### Task objective
From the first line of the data below through the line holding "(0,0) rectangle (919,2.6);", output each line exactly and leave the pictures out.

### Recorded data
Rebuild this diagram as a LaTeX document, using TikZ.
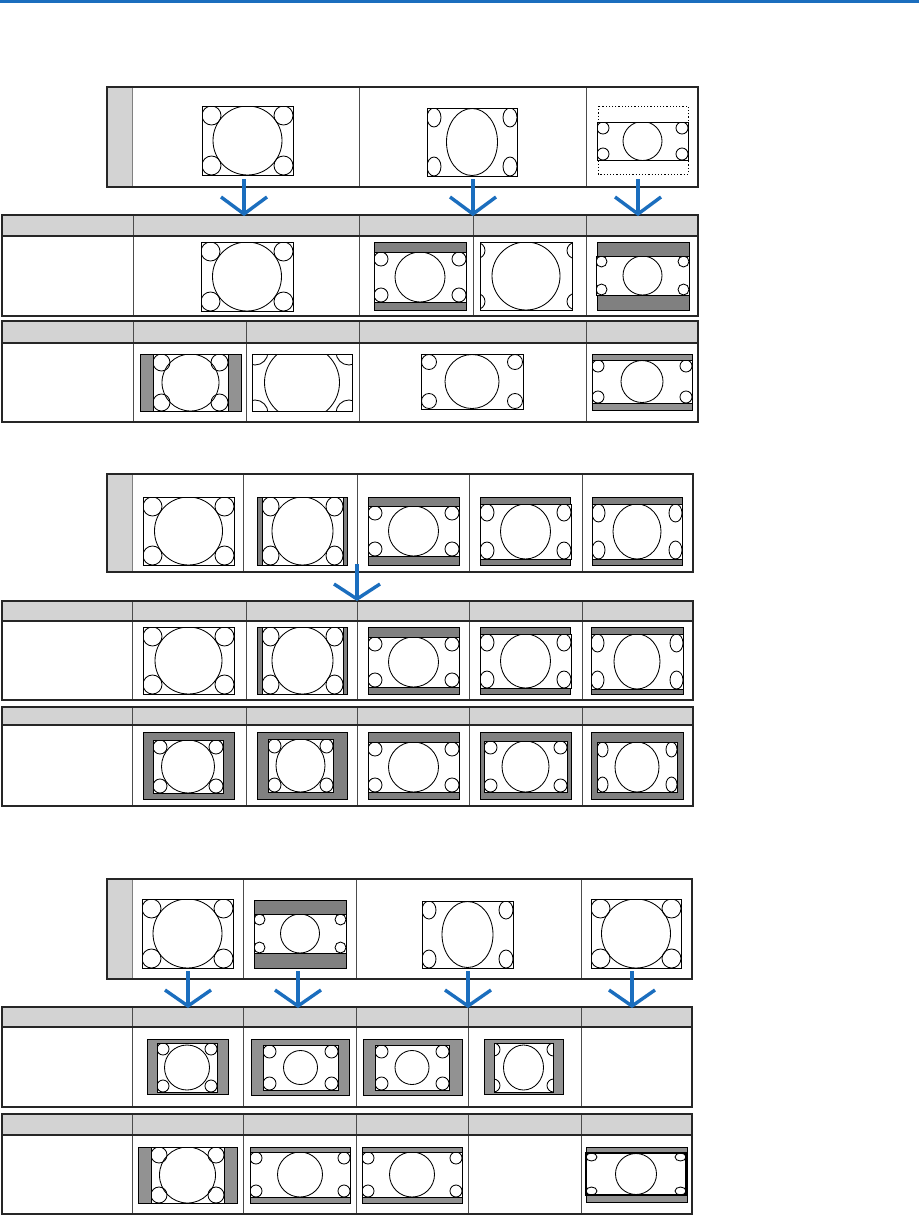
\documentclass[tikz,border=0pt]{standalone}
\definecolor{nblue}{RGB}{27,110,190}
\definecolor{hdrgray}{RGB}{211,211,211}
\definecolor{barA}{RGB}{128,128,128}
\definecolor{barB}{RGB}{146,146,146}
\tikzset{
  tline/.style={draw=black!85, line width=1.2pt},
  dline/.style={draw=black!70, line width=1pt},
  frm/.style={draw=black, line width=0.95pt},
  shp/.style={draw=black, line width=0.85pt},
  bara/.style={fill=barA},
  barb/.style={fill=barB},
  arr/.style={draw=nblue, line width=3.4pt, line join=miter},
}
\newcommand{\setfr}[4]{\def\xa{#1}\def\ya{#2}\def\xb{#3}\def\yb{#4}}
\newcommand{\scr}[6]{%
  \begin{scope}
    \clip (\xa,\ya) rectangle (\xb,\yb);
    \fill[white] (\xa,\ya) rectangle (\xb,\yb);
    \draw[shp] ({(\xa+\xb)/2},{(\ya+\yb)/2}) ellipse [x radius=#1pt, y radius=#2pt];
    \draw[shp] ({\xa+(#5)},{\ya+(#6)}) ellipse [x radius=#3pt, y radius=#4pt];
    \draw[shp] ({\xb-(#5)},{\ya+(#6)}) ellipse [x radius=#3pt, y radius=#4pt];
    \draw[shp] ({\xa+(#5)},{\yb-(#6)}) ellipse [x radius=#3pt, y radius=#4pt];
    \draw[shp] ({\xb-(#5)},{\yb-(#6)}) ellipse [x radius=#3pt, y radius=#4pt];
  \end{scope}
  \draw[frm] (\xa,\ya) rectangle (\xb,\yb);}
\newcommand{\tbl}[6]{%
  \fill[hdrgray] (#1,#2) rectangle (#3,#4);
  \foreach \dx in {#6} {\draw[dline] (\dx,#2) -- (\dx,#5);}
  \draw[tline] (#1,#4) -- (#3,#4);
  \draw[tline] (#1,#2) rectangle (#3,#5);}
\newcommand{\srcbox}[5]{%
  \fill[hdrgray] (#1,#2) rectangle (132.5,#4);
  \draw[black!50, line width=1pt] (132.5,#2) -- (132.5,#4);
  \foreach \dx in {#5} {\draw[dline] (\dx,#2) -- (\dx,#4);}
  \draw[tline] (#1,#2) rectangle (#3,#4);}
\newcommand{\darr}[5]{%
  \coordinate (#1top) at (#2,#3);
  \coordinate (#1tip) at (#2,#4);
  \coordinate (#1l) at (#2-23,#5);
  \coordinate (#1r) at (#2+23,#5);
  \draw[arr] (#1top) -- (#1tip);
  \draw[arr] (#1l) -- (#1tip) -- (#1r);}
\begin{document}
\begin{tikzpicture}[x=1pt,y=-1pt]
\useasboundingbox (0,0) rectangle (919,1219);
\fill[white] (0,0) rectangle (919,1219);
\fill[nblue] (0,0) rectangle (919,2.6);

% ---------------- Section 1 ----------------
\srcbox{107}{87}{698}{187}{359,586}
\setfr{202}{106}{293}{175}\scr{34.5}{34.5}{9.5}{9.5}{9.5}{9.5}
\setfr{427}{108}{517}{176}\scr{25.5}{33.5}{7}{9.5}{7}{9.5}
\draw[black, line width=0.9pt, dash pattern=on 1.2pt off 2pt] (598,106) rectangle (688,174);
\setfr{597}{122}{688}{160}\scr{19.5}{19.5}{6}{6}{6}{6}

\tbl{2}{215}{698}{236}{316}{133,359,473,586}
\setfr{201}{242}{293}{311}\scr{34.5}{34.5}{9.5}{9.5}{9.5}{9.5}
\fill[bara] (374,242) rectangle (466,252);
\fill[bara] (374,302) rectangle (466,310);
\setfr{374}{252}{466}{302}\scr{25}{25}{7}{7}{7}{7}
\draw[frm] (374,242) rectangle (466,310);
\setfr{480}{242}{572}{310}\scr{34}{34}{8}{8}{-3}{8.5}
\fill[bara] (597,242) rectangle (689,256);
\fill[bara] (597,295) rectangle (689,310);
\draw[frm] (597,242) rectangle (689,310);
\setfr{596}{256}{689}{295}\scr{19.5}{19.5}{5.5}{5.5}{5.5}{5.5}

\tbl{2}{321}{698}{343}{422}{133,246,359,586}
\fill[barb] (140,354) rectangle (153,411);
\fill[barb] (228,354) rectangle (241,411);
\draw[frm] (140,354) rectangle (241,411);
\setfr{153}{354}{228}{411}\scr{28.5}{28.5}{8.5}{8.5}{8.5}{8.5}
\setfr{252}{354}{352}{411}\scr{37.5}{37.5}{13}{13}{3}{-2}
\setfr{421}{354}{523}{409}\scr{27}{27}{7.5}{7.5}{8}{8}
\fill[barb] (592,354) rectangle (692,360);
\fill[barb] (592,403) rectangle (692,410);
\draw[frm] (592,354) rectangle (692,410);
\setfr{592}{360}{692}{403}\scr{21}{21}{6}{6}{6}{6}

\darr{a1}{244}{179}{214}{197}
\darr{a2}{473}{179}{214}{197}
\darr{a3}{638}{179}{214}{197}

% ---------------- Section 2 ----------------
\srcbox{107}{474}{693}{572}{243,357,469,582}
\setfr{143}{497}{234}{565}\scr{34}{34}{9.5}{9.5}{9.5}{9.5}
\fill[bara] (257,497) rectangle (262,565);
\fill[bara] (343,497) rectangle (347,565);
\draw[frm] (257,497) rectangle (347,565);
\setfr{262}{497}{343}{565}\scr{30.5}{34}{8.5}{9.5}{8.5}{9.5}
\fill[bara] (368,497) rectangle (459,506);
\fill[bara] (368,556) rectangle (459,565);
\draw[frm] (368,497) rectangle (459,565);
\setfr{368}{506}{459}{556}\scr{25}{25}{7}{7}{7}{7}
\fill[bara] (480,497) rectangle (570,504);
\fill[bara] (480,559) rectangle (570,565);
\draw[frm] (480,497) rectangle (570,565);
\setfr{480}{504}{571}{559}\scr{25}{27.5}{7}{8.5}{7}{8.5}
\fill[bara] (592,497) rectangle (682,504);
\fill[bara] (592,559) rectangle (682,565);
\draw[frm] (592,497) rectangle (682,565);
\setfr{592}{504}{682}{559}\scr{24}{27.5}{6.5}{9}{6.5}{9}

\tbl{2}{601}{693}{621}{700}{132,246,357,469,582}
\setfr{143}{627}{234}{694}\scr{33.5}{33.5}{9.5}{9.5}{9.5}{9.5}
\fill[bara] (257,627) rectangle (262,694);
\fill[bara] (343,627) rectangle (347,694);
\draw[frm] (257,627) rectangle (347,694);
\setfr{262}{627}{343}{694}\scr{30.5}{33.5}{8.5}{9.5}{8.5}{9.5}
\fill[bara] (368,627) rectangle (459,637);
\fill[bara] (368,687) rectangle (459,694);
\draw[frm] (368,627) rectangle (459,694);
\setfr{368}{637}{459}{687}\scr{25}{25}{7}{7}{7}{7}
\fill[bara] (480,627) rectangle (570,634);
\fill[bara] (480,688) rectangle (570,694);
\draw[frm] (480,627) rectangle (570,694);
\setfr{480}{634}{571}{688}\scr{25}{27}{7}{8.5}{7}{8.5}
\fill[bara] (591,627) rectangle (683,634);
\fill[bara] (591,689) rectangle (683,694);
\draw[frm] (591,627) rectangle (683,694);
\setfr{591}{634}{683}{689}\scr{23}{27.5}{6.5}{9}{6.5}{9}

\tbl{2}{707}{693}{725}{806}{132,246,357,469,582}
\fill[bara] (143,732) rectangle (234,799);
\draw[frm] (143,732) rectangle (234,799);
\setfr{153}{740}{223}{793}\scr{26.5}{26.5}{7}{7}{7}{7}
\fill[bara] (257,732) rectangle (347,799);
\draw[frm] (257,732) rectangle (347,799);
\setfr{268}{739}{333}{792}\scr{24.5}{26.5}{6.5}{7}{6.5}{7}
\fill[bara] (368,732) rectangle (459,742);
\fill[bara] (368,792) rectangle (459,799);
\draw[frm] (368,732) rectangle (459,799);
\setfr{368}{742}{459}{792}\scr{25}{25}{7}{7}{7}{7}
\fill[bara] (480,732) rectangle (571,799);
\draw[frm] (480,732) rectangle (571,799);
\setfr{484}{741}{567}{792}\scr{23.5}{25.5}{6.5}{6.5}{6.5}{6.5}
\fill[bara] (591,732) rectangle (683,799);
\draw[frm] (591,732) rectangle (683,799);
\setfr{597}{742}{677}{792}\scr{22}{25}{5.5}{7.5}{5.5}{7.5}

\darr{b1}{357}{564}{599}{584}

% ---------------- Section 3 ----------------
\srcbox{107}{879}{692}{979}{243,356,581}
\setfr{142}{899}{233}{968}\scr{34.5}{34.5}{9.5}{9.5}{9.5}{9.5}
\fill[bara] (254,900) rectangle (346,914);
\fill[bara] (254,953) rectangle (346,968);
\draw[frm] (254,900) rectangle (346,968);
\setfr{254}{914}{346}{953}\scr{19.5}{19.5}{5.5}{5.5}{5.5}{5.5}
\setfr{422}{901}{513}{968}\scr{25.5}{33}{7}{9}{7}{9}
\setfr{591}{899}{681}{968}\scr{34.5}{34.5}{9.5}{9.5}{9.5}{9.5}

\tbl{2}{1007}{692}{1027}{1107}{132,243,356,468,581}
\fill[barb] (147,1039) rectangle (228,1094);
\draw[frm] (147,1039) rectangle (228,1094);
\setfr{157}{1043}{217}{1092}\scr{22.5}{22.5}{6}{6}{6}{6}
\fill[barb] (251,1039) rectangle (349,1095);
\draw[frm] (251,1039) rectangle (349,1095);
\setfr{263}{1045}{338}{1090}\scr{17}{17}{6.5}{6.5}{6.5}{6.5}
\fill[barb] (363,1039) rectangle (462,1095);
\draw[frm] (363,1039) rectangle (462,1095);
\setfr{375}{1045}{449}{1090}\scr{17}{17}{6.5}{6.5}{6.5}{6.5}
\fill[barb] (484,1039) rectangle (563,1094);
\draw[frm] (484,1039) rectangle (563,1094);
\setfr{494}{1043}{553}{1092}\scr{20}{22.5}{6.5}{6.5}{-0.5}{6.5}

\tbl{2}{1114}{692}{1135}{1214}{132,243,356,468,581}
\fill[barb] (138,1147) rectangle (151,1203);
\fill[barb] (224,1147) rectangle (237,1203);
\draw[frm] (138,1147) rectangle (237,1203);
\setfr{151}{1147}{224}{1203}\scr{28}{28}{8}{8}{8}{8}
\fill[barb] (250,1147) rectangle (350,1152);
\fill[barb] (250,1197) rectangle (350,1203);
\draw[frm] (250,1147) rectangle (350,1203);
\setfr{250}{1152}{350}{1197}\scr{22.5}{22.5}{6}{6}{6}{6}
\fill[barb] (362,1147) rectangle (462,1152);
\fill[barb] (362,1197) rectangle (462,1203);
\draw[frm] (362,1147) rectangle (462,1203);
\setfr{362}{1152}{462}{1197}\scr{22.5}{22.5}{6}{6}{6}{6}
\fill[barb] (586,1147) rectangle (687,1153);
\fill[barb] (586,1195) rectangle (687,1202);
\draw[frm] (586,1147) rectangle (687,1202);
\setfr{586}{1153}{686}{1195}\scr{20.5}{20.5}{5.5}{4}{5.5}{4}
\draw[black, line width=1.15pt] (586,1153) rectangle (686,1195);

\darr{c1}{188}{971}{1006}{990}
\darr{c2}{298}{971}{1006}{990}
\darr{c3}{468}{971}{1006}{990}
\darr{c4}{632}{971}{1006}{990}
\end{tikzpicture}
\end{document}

### Correct output
Rebuild this diagram as a LaTeX document, using TikZ.
\documentclass[tikz,border=0pt]{standalone}
\definecolor{nblue}{RGB}{27,110,190}
\definecolor{hdrgray}{RGB}{211,211,211}
\definecolor{barA}{RGB}{128,128,128}
\definecolor{barB}{RGB}{146,146,146}
\tikzset{
  tline/.style={draw=black!85, line width=1.2pt},
  dline/.style={draw=black!70, line width=1pt},
  frm/.style={draw=black, line width=0.95pt},
  shp/.style={draw=black, line width=0.85pt},
  bara/.style={fill=barA},
  barb/.style={fill=barB},
  arr/.style={draw=nblue, line width=3.4pt, line join=miter},
}
\newcommand{\setfr}[4]{\def\xa{#1}\def\ya{#2}\def\xb{#3}\def\yb{#4}}
\newcommand{\scr}[6]{%
  \begin{scope}
    \clip (\xa,\ya) rectangle (\xb,\yb);
    \fill[white] (\xa,\ya) rectangle (\xb,\yb);
    \draw[shp] ({(\xa+\xb)/2},{(\ya+\yb)/2}) ellipse [x radius=#1pt, y radius=#2pt];
    \draw[shp] ({\xa+(#5)},{\ya+(#6)}) ellipse [x radius=#3pt, y radius=#4pt];
    \draw[shp] ({\xb-(#5)},{\ya+(#6)}) ellipse [x radius=#3pt, y radius=#4pt];
    \draw[shp] ({\xa+(#5)},{\yb-(#6)}) ellipse [x radius=#3pt, y radius=#4pt];
    \draw[shp] ({\xb-(#5)},{\yb-(#6)}) ellipse [x radius=#3pt, y radius=#4pt];
  \end{scope}
  \draw[frm] (\xa,\ya) rectangle (\xb,\yb);}
\newcommand{\tbl}[6]{%
  \fill[hdrgray] (#1,#2) rectangle (#3,#4);
  \foreach \dx in {#6} {\draw[dline] (\dx,#2) -- (\dx,#5);}
  \draw[tline] (#1,#4) -- (#3,#4);
  \draw[tline] (#1,#2) rectangle (#3,#5);}
\newcommand{\srcbox}[5]{%
  \fill[hdrgray] (#1,#2) rectangle (132.5,#4);
  \draw[black!50, line width=1pt] (132.5,#2) -- (132.5,#4);
  \foreach \dx in {#5} {\draw[dline] (\dx,#2) -- (\dx,#4);}
  \draw[tline] (#1,#2) rectangle (#3,#4);}
\newcommand{\darr}[5]{%
  \coordinate (#1top) at (#2,#3);
  \coordinate (#1tip) at (#2,#4);
  \coordinate (#1l) at (#2-23,#5);
  \coordinate (#1r) at (#2+23,#5);
  \draw[arr] (#1top) -- (#1tip);
  \draw[arr] (#1l) -- (#1tip) -- (#1r);}
\begin{document}
\begin{tikzpicture}[x=1pt,y=-1pt]
\useasboundingbox (0,0) rectangle (919,1219);
\fill[white] (0,0) rectangle (919,1219);
\fill[nblue] (0,0) rectangle (919,2.6);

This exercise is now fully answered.